#### [Task to complete]
Begin with the line containing "What React, TypeScript" and end with the line containing "FC, useEffect, useRef". Give those lines again exactly, leaving out the images.

#### [Records for this exercise]
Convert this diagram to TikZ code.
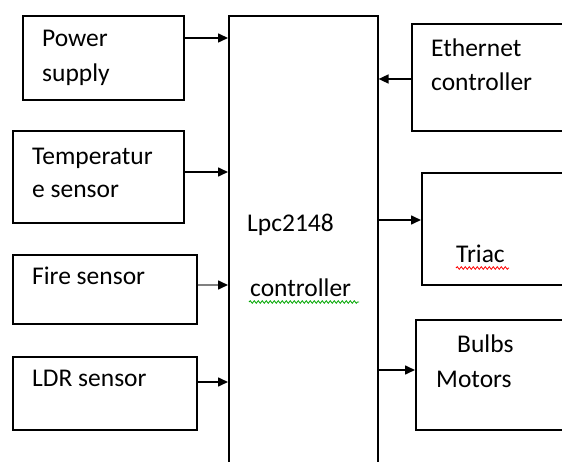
\documentclass[tikz,border=0pt]{standalone}
\usepackage{fontspec}
\setmainfont{Carlito}
\usetikzlibrary{arrows.meta}
\usetikzlibrary{decorations.pathmorphing}

\begin{document}
\begin{tikzpicture}[x=1pt, y=-1pt,
            blk/.style={draw=black, line width=1.6pt, anchor=north west, inner sep=0pt},
            txt/.style={anchor=base west, inner sep=0pt, font=\fontsize{25.5}{34}\selectfont},
            link/.style={line width=1.6pt, -{Triangle[length=10pt, width=9pt]}},
            squig/.style={decorate, decoration={snake, amplitude=1.3pt, segment length=4pt}, line width=0.8pt},
        ]
            \useasboundingbox (0,0) rectangle (562,462);
            \clip (0,0) rectangle (562,462);

            % controller in the middle, runs past the bottom edge
            \node[blk, minimum width=149pt, minimum height=480pt] (ctl) at (228,15) {};
            \node[txt] (ctl1) at (247,232) {Lpc2148};
            \node[txt] (ctl2) at (250,297) {controller};
            \draw[squig, draw=green!65!black] (249,302) -- (359,302);

            % inputs on the left
            \node[blk, minimum width=161pt, minimum height=84pt] (pwr) at (22,15) {};
            \node[blk, minimum width=171pt, minimum height=92pt] (temp) at (12,130) {};
            \node[blk, minimum width=184pt, minimum height=69pt] (fire) at (12,254) {};
            \node[blk, minimum width=184pt, minimum height=73pt] (ldr) at (12,356) {};
            \node[txt] (pwr1) at (42,47) {Power};
            \node[txt] (pwr2) at (42,82) {supply};
            \node[txt] (temp1) at (32,165) {Temperatur};
            \node[txt] (temp2) at (32,198) {e sensor};
            \node[txt] (fire1) at (32,284) {Fire sensor};
            \node[txt] (ldr1) at (32,386) {LDR sensor};

            % blocks on the right, cut by the right edge
            \node[blk, minimum width=200pt, minimum height=107pt] (eth) at (411,23) {};
            \node[blk, minimum width=200pt, minimum height=112pt] (triac) at (421,172) {};
            \node[blk, minimum width=200pt, minimum height=110pt] (load) at (415,319) {};
            \node[txt] (eth1) at (431,57) {Ethernet};
            \node[txt] (eth2) at (431,91) {controller};
            \node[txt] (triac1) at (456,263) {Triac};
            \draw[squig, draw=red] (456,268) -- (509,268);
            \node[txt] (load1) at (457,352) {Bulbs};
            \node[txt] (load2) at (436,387) {Motors};

            % arrows into and out of the controller
            \draw[link] (pwr.east |- 0,38) -- (ctl.west |- 0,38);
            \draw[link] (temp.east |- 0,172) -- (ctl.west |- 0,172);
            \draw[link, draw=gray, -{Triangle[length=10pt, width=9pt, color=black]}] (fire.east |- 0,285) -- (ctl.west |- 0,285);
            \draw[link] (ldr.east |- 0,382) -- (ctl.west |- 0,382);
            \draw[link] (eth.west |- 0,79) -- (ctl.east |- 0,79);
            \draw[link] (ctl.east |- 0,220) -- (triac.west |- 0,220);
            \draw[link] (ctl.east |- 0,370) -- (load.west |- 0,370);
        \end{tikzpicture}
\end{document}
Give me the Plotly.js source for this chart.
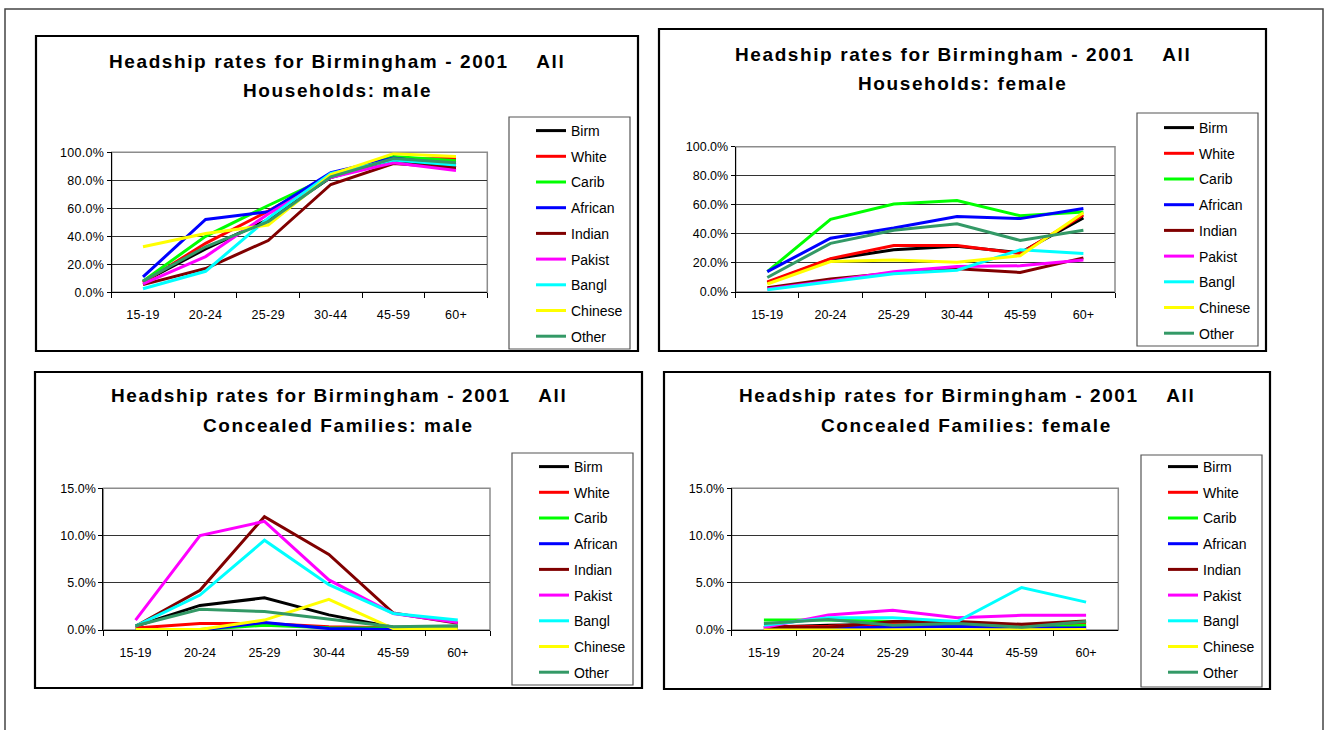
<!DOCTYPE html>
<html>
<head>
<meta charset="utf-8">
<script src="https://cdn.plot.ly/plotly-3.0.1.min.js"></script>
<style>
  html, body { margin: 0; padding: 0; background: #fff; }
  #chart { width: 1327px; height: 730px; }
  .annotation-text { letter-spacing: 1.6px; }
  .xtick text, .ytick text { letter-spacing: 0.3px; }
</style>
</head>
<body>
<div id="chart"></div>
<script>
// ---------------- DATA (values in percent) ----------------
const categories = ['15-19', '20-24', '25-29', '30-44', '45-59', '60+'];
const seriesNames = ['Birm', 'White', 'Carib', 'African', 'Indian', 'Pakist', 'Bangl', 'Chinese', 'Other'];

// All Households: male (rows follow seriesNames)
const householdsMale = [
  [7.5, 31, 52, 82, 94.5, 89],
  [7, 35, 58, 83, 95, 95.5],
  [8, 40, 62, 83, 97, 94],
  [11, 52, 57.5, 85.5, 96, 91],
  [5.5, 17, 37, 77, 92, 89],
  [6, 25.5, 56, 82, 92.5, 87],
  [2.5, 15, 53, 85, 94.5, 91],
  [32.5, 42, 48, 84, 99, 97],
  [8, 32.5, 50.5, 82.5, 95.5, 92.5]
];

// All Households: female
const householdsFemale = [
  [6.5, 22.5, 29, 31.5, 27, 51],
  [7, 23, 32, 32, 26.5, 53],
  [14, 50, 60.5, 63, 52.5, 55],
  [14, 37, 44, 52, 50.5, 57.5],
  [3, 9, 13, 16, 13.5, 23.5],
  [2, 7.5, 14, 17.5, 18, 22],
  [1.5, 7, 12.5, 15, 29, 26.5],
  [5.5, 21, 22, 20.5, 25, 54.5],
  [10, 33.5, 42.5, 47, 35.5, 42.5]
];

// All Concealed Families: male
const concealedMale = [
  [0.4, 2.6, 3.4, 1.6, 0.3, 0.35],
  [0.2, 0.7, 0.7, 0.35, 0.25, 0.25],
  [0, 0.05, 0.5, 0.25, 0.2, 0.2],
  [0, 0, 0.8, 0.15, 0.05, 0.1],
  [0.4, 4.2, 12, 8, 1.8, 0.7],
  [1.05, 10, 11.5, 5.3, 1.75, 0.8],
  [0.4, 3.7, 9.5, 4.8, 1.75, 1.05],
  [0.05, 0.05, 1.05, 3.25, 0.15, 0.1],
  [0.45, 2.2, 1.95, 1.15, 0.35, 0.45]
];

// All Concealed Families: female
const concealedFemale = [
  [0.3, 0.5, 0.6, 0.5, 0.3, 0.3],
  [0.3, 0.4, 0.7, 0.6, 0.4, 0.6],
  [1.05, 1.05, 0.9, 0.8, 0.2, 0.5],
  [0.1, 0.2, 0.3, 0.4, 0.2, 0.2],
  [0.3, 0.3, 0.9, 0.9, 0.6, 0.95],
  [0.25, 1.6, 2.1, 1.3, 1.55, 1.55],
  [0.5, 1.3, 1.3, 0.9, 4.5, 2.95],
  [0, 0, 0.05, 0.05, 0, 0.05],
  [0.7, 1.1, 0.5, 0.7, 0.3, 0.9]
];

const titleLine1 = 'Headship rates for Birmingham - 2001\u00a0\u00a0\u00a0\u00a0All';
const titleLine2 = ['Households: male', 'Households: female', 'Concealed Families: male', 'Concealed Families: female'];
const yMax = [100, 100, 15, 15];
const yStep = [20, 20, 5, 5];

// ---------------- STYLE / LAYOUT ----------------
const colors = ['#000000', '#FF0000', '#00FF00', '#0000FF', '#800000', '#FF00FF', '#00FFFF', '#FFFF00', '#339966'];
const W = 1327, H = 730;
const px = v => v / W;
const py = v => 1 - v / H;
const FONT = 'Liberation Sans, Arial, Helvetica, sans-serif';

const panels = [
  { data: householdsMale,   box: [36, 36, 638, 351],  plot: [111.7, 152.3, 487.3, 292.3], title: [337, 62, 91],   leg: [509, 117, 630, 349], legXY: [531, 115] },
  { data: householdsFemale, box: [659, 29, 1266, 351], plot: [735.7, 146.7, 1115, 292],   title: [962.5, 55, 84], leg: [1137, 113, 1258, 346], legXY: [1159, 112] },
  { data: concealedMale,    box: [35, 372, 642, 688], plot: [103.3, 488.3, 490, 630],     title: [338.5, 395, 425], leg: [512, 453, 633, 685], legXY: [534, 451] },
  { data: concealedFemale,  box: [664, 372, 1270, 689], plot: [731.7, 488.3, 1118.3, 630], title: [967, 395, 425], leg: [1141, 455, 1262, 687], legXY: [1163, 451] }
];

const traces = [];
const layout = {
  width: W, height: H,
  margin: { l: 0, r: 0, t: 0, b: 0 },
  paper_bgcolor: '#ffffff',
  plot_bgcolor: '#ffffff',
  font: { family: FONT, color: '#000000', size: 12 },
  hovermode: false,
  showlegend: true,
  annotations: [],
  shapes: []
};

// outer frame
layout.shapes.push({ type: 'rect', xref: 'paper', yref: 'paper', x0: px(5), x1: px(1323), y0: py(760), y1: py(9),
  line: { color: '#444', width: 1.5 }, fillcolor: 'rgba(0,0,0,0)' });

panels.forEach((p, i) => {
  const n = i === 0 ? '' : String(i + 1);
  const xa = 'x' + n, ya = 'y' + n;
  const legName = 'legend' + n;

  p.data.forEach((vals, s) => {
    traces.push({
      type: 'scatter', mode: 'lines',
      x: categories, y: vals,
      name: seriesNames[s],
      xaxis: xa, yaxis: ya,
      legend: legName,
      legendgroup: 'g' + i + '_' + s,
      line: { color: colors[s], width: 3 },
      hoverinfo: 'skip'
    });
  });

  layout['xaxis' + n] = {
    domain: [px(p.plot[0]), px(p.plot[2])],
    anchor: ya,
    type: 'category',
    range: [-0.5, categories.length - 0.5],
    showgrid: false, zeroline: false,
    showline: true, linecolor: '#000', linewidth: 1,
    ticks: 'outside', tickson: 'boundaries', ticklen: 5, tickcolor: '#000', tickwidth: 1,
    tickfont: { family: FONT, size: 12.5, color: '#000' },
    ticklabelstandoff: 11,
    fixedrange: true
  };
  layout['yaxis' + n] = {
    domain: [py(p.plot[3]), py(p.plot[1])],
    anchor: xa,
    range: [0, yMax[i]],
    dtick: yStep[i], tick0: 0,
    tickformat: '.1f', ticksuffix: '%',
    showgrid: true, gridcolor: '#333333', gridwidth: 1,
    zeroline: false,
    showline: true, linecolor: '#000', linewidth: 1,
    ticks: 'outside', ticklen: 4, tickcolor: '#000',
    tickfont: { family: FONT, size: 12.5, color: '#000' },
    fixedrange: true
  };

  layout[legName] = {
    x: px(p.legXY[0]), y: py(p.legXY[1]),
    xanchor: 'left', yanchor: 'top',
    bgcolor: 'rgba(0,0,0,0)', borderwidth: 0,
    font: { family: FONT, size: 14, color: '#000' },
    traceorder: 'grouped', tracegroupgap: 4.5,
    itemclick: false, itemdoubleclick: false
  };

  // plot-area border (grey)
  layout.shapes.push({ type: 'rect', xref: xa + ' domain', yref: ya + ' domain', x0: 0, x1: 1, y0: 0, y1: 1,
    line: { color: '#8c8c8c', width: 1.5 }, fillcolor: 'rgba(0,0,0,0)', layer: 'below' });
  // chart box
  layout.shapes.push({ type: 'rect', xref: 'paper', yref: 'paper',
    x0: px(p.box[0]), x1: px(p.box[2]), y0: py(p.box[3]), y1: py(p.box[1]),
    line: { color: '#000', width: 2.2 }, fillcolor: 'rgba(0,0,0,0)' });
  // legend box
  layout.shapes.push({ type: 'rect', xref: 'paper', yref: 'paper',
    x0: px(p.leg[0]), x1: px(p.leg[2]), y0: py(p.leg[3]), y1: py(p.leg[1]),
    line: { color: '#555', width: 1.2 }, fillcolor: 'rgba(0,0,0,0)' });

  // titles
  layout.annotations.push({ xref: 'paper', yref: 'paper', x: px(p.title[0]), y: py(p.title[1]),
    xanchor: 'center', yanchor: 'middle', showarrow: false, text: titleLine1,
    font: { family: FONT, size: 19, color: '#000', weight: 'bold' } });
  layout.annotations.push({ xref: 'paper', yref: 'paper', x: px(p.title[0]), y: py(p.title[2]),
    xanchor: 'center', yanchor: 'middle', showarrow: false, text: titleLine2[i],
    font: { family: FONT, size: 19, color: '#000', weight: 'bold' } });
});

Plotly.newPlot('chart', traces, layout, { displayModeBar: false, staticPlot: true });
</script>
</body>
</html>
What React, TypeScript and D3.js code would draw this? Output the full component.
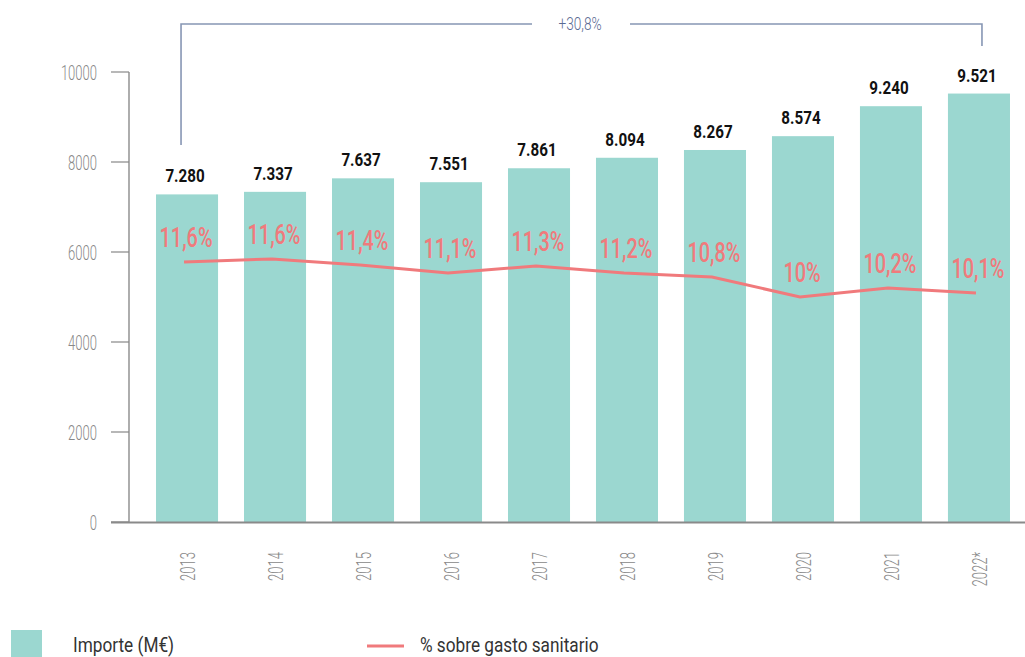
import { line, scaleBand, scaleLinear, select } from "d3";
import { FC, useEffect, useRef } from "react";

const years = ["2013", "2014", "2015", "2016", "2017", "2018", "2019", "2020", "2021", "2022*"];
const importe = [7280, 7337, 7637, 7551, 7861, 8094, 8267, 8574, 9240, 9521];
const importeLabels = ["7.280", "7.337", "7.637", "7.551", "7.861", "8.094", "8.267", "8.574", "9.240", "9.521"];
// line as drawn in the picture (labels are rounded)
const pct = [11.56, 11.69, 11.42, 11.07, 11.38, 11.07, 10.89, 10.0, 10.4, 10.18];
const pctLabels = ["11,6%", "11,6%", "11,4%", "11,1%", "11,3%", "11,2%", "10,8%", "10%", "10,2%", "10,1%"];
const yTicks = [0, 2000, 4000, 6000, 8000, 10000];
const growthLabel = "+30,8%";
const legendBar = "Importe (M€)";
const legendLine = "% sobre gasto sanitario";

const W = 1025;
const H = 657;
const FONT = "Roboto, 'Liberation Sans', sans-serif";

const BAR = "#9bd7d0";
const RED = "#f07a7c";
const BRACKET = "#8796b4";

const App: FC = () => {
  const svgRef = useRef<SVGSVGElement>(null);

  useEffect(() => {
    const svg = select(svgRef.current);
    svg.selectAll("*").remove();

    const x = scaleBand()
      .domain(years)
      .range([129, 1037])
      .paddingInner(0.295)
      .paddingOuter(0.307);
    const y = scaleLinear().domain([0, 10000]).range([522, 72]);
    const yPct = scaleLinear().domain([0, 20]).range([522, 72]);
    const cx = (d: string) => x(d)! + x.bandwidth() / 2;

    // squeezed text helper (reference font is very condensed)
    const txt = (
      g: any,
      s: string,
      tx: number,
      ty: number,
      size: number,
      sx: number,
      anchor: string,
      fill: string,
      weight = 400,
      rot = 0
    ) =>
      g
        .append("text")
        .attr("transform", `translate(${tx},${ty}) rotate(${rot}) scale(${sx},1)`)
        .attr("text-anchor", anchor)
        .attr("font-family", FONT)
        .attr("font-size", size)
        .attr("font-weight", weight)
        .attr("fill", fill)
        .text(s);

    // bars
    svg
      .append("g")
      .selectAll("rect")
      .data(importe)
      .join("rect")
      .attr("x", (_, i) => x(years[i])!)
      .attr("y", d => y(d))
      .attr("width", x.bandwidth())
      .attr("height", d => y(0) - y(d))
      .attr("fill", BAR);

    // y axis
    const ax = svg.append("g");
    ax.append("line")
      .attr("x1", 129).attr("x2", 129)
      .attr("y1", y(10000)).attr("y2", y(0))
      .attr("stroke", "#777").attr("stroke-width", 1.2);
    yTicks.forEach(t => {
      ax.append("line")
        .attr("x1", 111).attr("x2", 129)
        .attr("y1", y(t)).attr("y2", y(t))
        .attr("stroke", "#888").attr("stroke-width", 1.2);
      txt(ax, String(t), 97, y(t) + 8, 21, 0.62, "end", "#888", 300);
    });

    // x axis
    ax.append("line")
      .attr("x1", 111).attr("x2", W)
      .attr("y1", y(0) + 0.5).attr("y2", y(0) + 0.5)
      .attr("stroke", "#8a8a8a").attr("stroke-width", 2);
    years.forEach(d => {
      txt(ax, d, cx(d) + 8, 552, 21, 0.62, "end", "#888", 300, -90);
    });

    // value labels
    importe.forEach((v, i) => {
      txt(svg, importeLabels[i], cx(years[i]) - 2, y(v) - 12, 19, 0.8, "middle", "#111", 700);
    });

    // percentage line
    const path = line<number>()
      .x((_, i) => cx(years[i]) - 3)
      .y(d => yPct(d));
    svg.append("path")
      .datum(pct)
      .attr("d", path)
      .attr("fill", "none")
      .attr("stroke", RED)
      .attr("stroke-width", 3);

    pct.forEach((v, i) => {
      txt(svg, pctLabels[i], cx(years[i]) - 1, yPct(v) - 15, 28, 0.71, "middle", RED, 500);
    });

    // growth bracket
    const bx1 = cx(years[0]) - 6;
    const bx2 = cx(years[years.length - 1]) + 3;
    const by = 24;
    const mid = 580;
    const br = svg.append("g").attr("fill", "none").attr("stroke", BRACKET).attr("stroke-width", 1.6);
    br.append("path").attr("d", `M${bx1},145 V${by} H${mid - 48}`);
    br.append("path").attr("d", `M${mid + 50},${by} H${bx2} V46`);
    txt(svg, growthLabel, mid, 30, 18, 0.76, "middle", "#5a6a92", 300);

    // legend
    const lg = svg.append("g");
    lg.append("rect").attr("x", 11).attr("y", 630).attr("width", 31).attr("height", 27).attr("fill", BAR);
    txt(lg, legendBar, 73, 652, 21, 0.82, "start", "#333", 400);
    lg.append("line")
      .attr("x1", 367).attr("x2", 404)
      .attr("y1", 646).attr("y2", 646)
      .attr("stroke", RED).attr("stroke-width", 3);
    txt(lg, legendLine, 420, 652, 21, 0.82, "start", "#333", 400);
  }, []);

  return (
    <svg
      ref={svgRef}
      width={W}
      height={H}
      style={{ position: "absolute", left: 0, top: 0, background: "#fff" }}
    />
  );
};

export default App;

#### [Task result]
What React, TypeScript and D3.js code would draw this? Output the full component.
import { line, scaleBand, scaleLinear, select } from "d3";
import { FC, useEffect, useRef } from "react";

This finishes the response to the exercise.